Comme si le citoyen français, belge, allemand, turc et musulman était ipso facto responsable des salves de missiles et de roquettes envoyées de Gaza sur Israël ou des massacres des chrétiens animistes du sud Soudan par le régime islamique de Khartoum ou celui des coptes en Egypte ou des persécutions des chrétiens en Iraq. Ce n’est évidemment pas le cas non plus. D’ailleurs, où sont les manifestants pour s’indigner du fait que les chrétiens de Mossoul en ont été chassés de la ville par l’EIIL sauf à ce qu’ils se convertissent à l’islam ? Alors pourquoi ce traitement spécial du juif ? Pourquoi cette focalisation sur Israël ? Soyons honnêtes. Parce que la majorité des israéliens sont juifs. La France fait l’objet d’une résurgence inquiétante de l’antisémitisme et fait preuve d’une faiblesse inquiétante à traiter ce problème. Il faut arrêter de se cacher derrière les grands discours et agir. Agir vite et de manière claire. Agir sur le terrain, devant les tribunaux, dans les écoles pour que les professeurs d’histoire puissent enseigner la Seconde guerre mondiale et la Shoah sans voir leurs cours interrompus par des adolescents nourris de la haine des Juifs au point d’en interdire la seule évocation.

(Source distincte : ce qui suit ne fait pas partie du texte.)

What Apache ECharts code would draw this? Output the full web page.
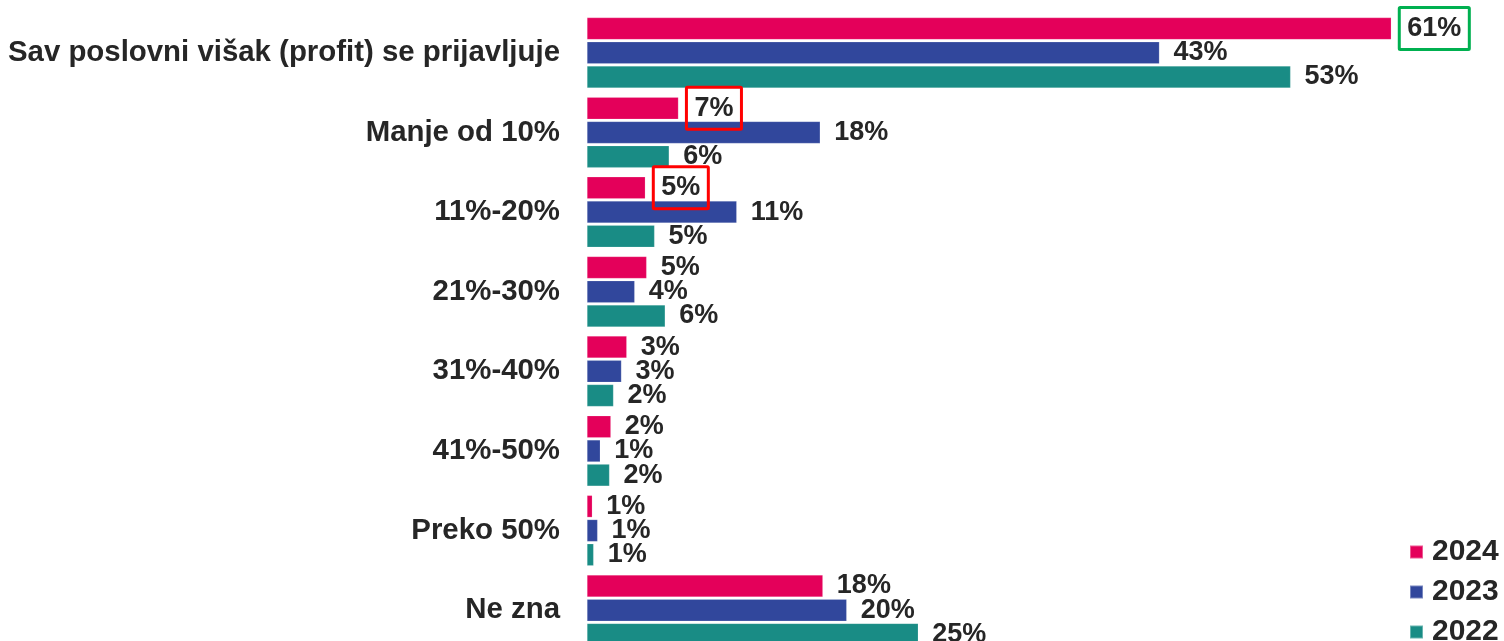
<!DOCTYPE html>
<html>
<head>
<meta charset="utf-8">
<script src="https://cdn.jsdelivr.net/npm/echarts@6/dist/echarts.min.js"></script>
<style>
html,body{margin:0;padding:0;background:#fff;overflow:hidden;}
#chart{width:1504px;height:664px;}
</style>
</head>
<body>
<div id="chart"></div>
<script>
const categories = ['Sav poslovni višak (profit) se prijavljuje','Manje od 10%','11%-20%','21%-30%','31%-40%','41%-50%','Preko 50%','Ne zna'];
const seriesNames = ['2024','2023','2022'];
const values2024 = [60.7, 6.9, 4.4, 4.5, 3.0, 1.8, 0.4, 17.8];
const values2023 = [43.2, 17.6, 11.3, 3.6, 2.6, 1.0, 0.8, 19.6];
const values2022 = [53.1, 6.2, 5.1, 5.9, 2.0, 1.7, 0.5, 25.0];
const labels2024 = ['61%','7%','5%','5%','3%','2%','1%','18%'];
const labels2023 = ['43%','18%','11%','4%','3%','1%','1%','20%'];
const labels2022 = ['53%','6%','5%','6%','2%','2%','1%','25%'];
const colors = ['#E4005A','#31479C','#198C85'];
// highlighted labels: [seriesIndex, dataIndex, borderColor]
const highlights = [[0,0,'#00B050'],[0,1,'#FF0000'],[0,2,'#FF0000']];

const chart = echarts.init(document.getElementById('chart'), null, {renderer:'canvas'});
const allValues = [values2024, values2023, values2022];
const allLabels = [labels2024, labels2023, labels2022];
const FONT = '"Liberation Sans", Arial, sans-serif';

const series = seriesNames.map((name, si) => ({
  name: name,
  type: 'bar',
  barWidth: 22,
  barGap: '10%',
  itemStyle: {color: colors[si], borderColor: 'rgba(255,255,255,0.35)', borderWidth: 0.5},
  label: {
    show: true,
    position: 'right',
    distance: 14,
    color: '#262626',
    fontFamily: FONT,
    fontWeight: 'bold',
    fontSize: 27,
    padding: [5, 0, 0, 0],
    formatter: p => allLabels[si][p.dataIndex]
  },
  data: allValues[si].map((v, di) => {
    const h = highlights.find(h => h[0] === si && h[1] === di);
    if (!h) return v;
    return {
      value: v,
      label: {
        distance: 8,
        borderColor: h[2],
        borderWidth: 3,
        borderRadius: 1,
        padding: [9, 8, 6, 8]
      }
    };
  })
}));

chart.setOption({
  animation: false,
  backgroundColor: '#ffffff',
  color: colors,
  legend: {
    orient: 'vertical',
    left: 1409,
    top: 537,
    padding: 0,
    itemWidth: 13,
    itemHeight: 13,
    itemGap: 10,
    icon: 'rect',
    data: seriesNames,
    textStyle: {
      color: '#262626',
      fontFamily: FONT,
      fontWeight: 'bold',
      fontSize: 30,
      padding: [0, 0, 0, 4]
    }
  },
  grid: {left: 587, right: 16, top: 13, height: 637, containLabel: false},
  xAxis: {
    type: 'value',
    min: 0,
    max: 68,
    show: false
  },
  yAxis: {
    type: 'category',
    inverse: true,
    data: categories,
    axisLine: {show: false},
    axisTick: {show: false},
    axisLabel: {
      margin: 27,
      color: '#262626',
      fontFamily: FONT,
      fontWeight: 'bold',
      fontSize: 29.4,
      padding: [6, 0, 0, 0]
    }
  },
  series: series
});
</script>
</body>
</html>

Les Juifs sont le baromètre de la société. Quand on s’attaque à eux, ce n’est qu’un début. On s’attaquera bientôt aux autres. Le Pasteur Niemöller l’avait si bien dit. L’avantage que nous avons sur Martin Niemöller c’est que nous avons l’expérience de l’Histoire. Et pourtant, le gouvernement ne fait rien ou si peu. Interdire une manifestation en raison de troubles à l’ordre public, c’est la bonne décision à prendre. Ne rien prévoir pour faire face aux débordements lorsque l’on sait que cette manifestation aura quand-même lieu, c’est irresponsable.
 
La France est malade de son antisémitisme. Pas la France institutionnelle, pas son corpus légal, mais la France, quel que soit son bord politique, qui ne sait pas ou ne veut pas réagir face au péril. Celle qui croit qu’en courbant la tête, elle s’en sortira. C’est une erreur grossière. La peur n’évite pas le danger.
 
Espérons que la raison revienne à ses manifestants de la cause palestinienne pour que leur soutien aux Gazaouis piégés par le Hamas ne se confonde pas en incitation à la haine raciale et au meurtre, qui au-delà de l’évidente réprobation morale que tout un chacun devrait ressentir, sont deux délits punis par le Code pénal.
Espérons que la France saura protéger ses concitoyens juifs et, par là-même, la République. Il suffit pour cela de mettre un terme à cet angélisme nocif et d’appliquer les lois existantes.